> **Extracted entries**
· · · · · · ·
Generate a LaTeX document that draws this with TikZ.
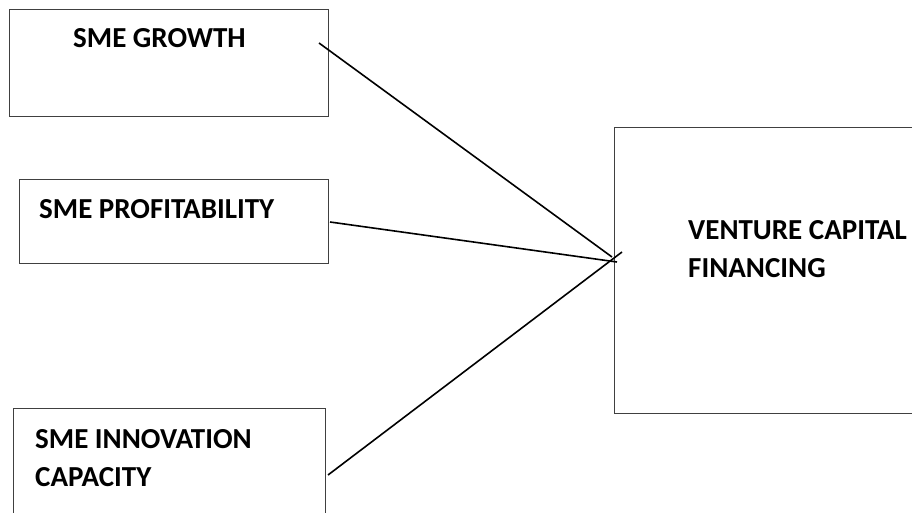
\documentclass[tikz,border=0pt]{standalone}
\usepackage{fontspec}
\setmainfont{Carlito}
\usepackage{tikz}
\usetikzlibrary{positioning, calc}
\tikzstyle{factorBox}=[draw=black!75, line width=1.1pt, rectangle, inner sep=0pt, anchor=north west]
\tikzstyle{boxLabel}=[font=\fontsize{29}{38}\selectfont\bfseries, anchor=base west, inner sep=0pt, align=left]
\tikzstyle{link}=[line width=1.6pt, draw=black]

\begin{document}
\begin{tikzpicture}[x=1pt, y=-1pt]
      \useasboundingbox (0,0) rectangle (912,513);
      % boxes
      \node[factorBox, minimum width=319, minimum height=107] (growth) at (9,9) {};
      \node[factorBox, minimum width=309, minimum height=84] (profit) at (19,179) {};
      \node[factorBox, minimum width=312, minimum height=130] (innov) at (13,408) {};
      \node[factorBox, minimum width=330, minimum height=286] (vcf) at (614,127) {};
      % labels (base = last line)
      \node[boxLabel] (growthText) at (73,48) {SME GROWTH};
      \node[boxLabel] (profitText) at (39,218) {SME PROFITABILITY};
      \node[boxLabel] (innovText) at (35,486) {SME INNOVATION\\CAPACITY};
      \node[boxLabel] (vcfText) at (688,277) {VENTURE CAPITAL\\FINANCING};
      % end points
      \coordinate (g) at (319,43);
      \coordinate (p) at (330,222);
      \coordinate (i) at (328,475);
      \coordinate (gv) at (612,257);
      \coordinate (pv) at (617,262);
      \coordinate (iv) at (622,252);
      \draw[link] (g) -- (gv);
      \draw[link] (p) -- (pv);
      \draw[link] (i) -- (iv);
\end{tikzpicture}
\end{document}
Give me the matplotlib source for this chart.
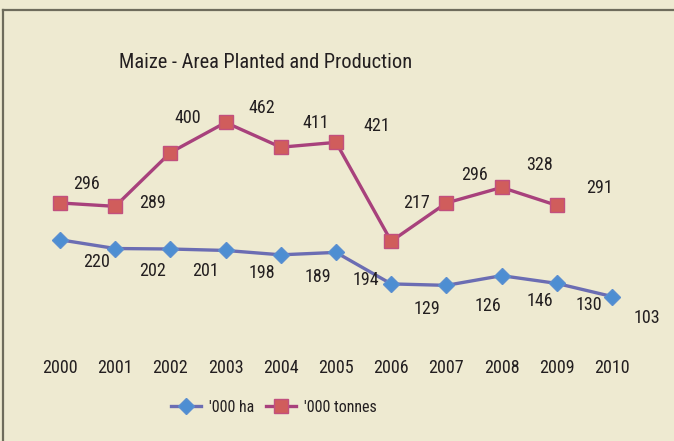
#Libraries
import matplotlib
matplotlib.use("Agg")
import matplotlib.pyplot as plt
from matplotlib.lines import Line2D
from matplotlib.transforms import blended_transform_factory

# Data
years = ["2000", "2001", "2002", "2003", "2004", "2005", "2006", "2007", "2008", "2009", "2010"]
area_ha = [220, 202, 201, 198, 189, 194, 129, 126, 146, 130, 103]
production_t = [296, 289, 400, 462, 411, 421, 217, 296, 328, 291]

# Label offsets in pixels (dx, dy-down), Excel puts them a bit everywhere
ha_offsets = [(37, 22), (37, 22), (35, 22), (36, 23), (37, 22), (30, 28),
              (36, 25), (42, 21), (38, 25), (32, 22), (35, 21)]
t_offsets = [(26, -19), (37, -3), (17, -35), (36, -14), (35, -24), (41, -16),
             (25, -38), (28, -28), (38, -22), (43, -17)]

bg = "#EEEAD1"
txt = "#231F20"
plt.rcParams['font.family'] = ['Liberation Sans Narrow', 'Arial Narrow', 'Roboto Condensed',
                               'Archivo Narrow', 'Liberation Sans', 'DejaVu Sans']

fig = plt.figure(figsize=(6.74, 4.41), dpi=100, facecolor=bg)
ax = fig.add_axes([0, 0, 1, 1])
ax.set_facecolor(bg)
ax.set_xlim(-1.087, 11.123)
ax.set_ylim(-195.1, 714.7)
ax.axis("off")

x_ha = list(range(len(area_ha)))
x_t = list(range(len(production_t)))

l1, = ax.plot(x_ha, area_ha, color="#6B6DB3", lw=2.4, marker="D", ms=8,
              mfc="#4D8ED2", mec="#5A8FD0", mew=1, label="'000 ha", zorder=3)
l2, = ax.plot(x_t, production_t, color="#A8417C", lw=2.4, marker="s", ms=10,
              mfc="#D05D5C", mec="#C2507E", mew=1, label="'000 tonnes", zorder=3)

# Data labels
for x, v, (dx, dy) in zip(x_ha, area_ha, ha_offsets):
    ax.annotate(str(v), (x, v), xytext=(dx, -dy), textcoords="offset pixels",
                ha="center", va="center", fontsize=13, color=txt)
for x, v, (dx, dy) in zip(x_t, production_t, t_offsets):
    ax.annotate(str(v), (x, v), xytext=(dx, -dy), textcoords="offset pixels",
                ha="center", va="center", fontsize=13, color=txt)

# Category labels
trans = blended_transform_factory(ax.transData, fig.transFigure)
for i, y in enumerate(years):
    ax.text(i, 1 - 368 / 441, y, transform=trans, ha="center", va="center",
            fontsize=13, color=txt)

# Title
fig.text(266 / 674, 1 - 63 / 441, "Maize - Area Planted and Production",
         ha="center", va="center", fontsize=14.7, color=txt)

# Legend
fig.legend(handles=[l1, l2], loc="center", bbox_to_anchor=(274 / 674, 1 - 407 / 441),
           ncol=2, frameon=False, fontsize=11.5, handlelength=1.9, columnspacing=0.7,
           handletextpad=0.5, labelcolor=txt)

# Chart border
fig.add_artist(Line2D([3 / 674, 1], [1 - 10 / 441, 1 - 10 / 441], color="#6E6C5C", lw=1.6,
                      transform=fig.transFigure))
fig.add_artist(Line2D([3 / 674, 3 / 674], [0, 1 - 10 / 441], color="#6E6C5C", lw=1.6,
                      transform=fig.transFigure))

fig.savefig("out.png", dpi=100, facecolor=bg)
· · · · · · ·
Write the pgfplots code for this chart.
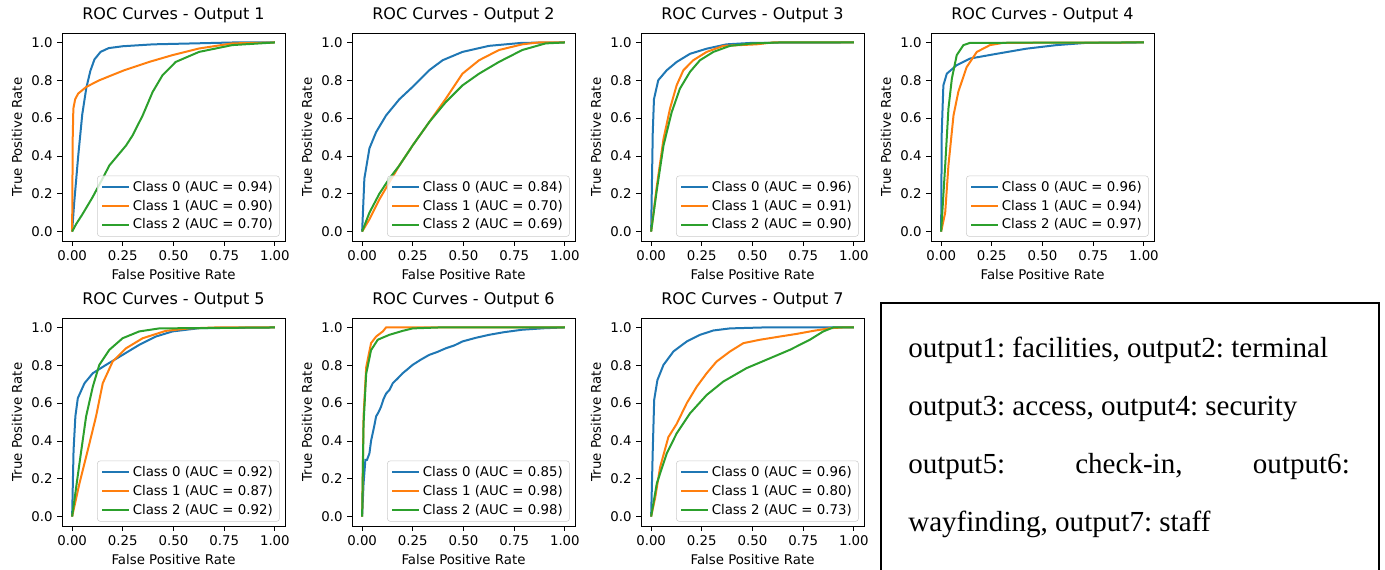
· · · · · · ·
> **Stated exercise**
Look through the material above. Copy each line where the word "this" appears.

> **Task solution**
Generate a LaTeX document that draws this with TikZ.
Give me the matplotlib source for this chart.
Write the pgfplots code for this chart.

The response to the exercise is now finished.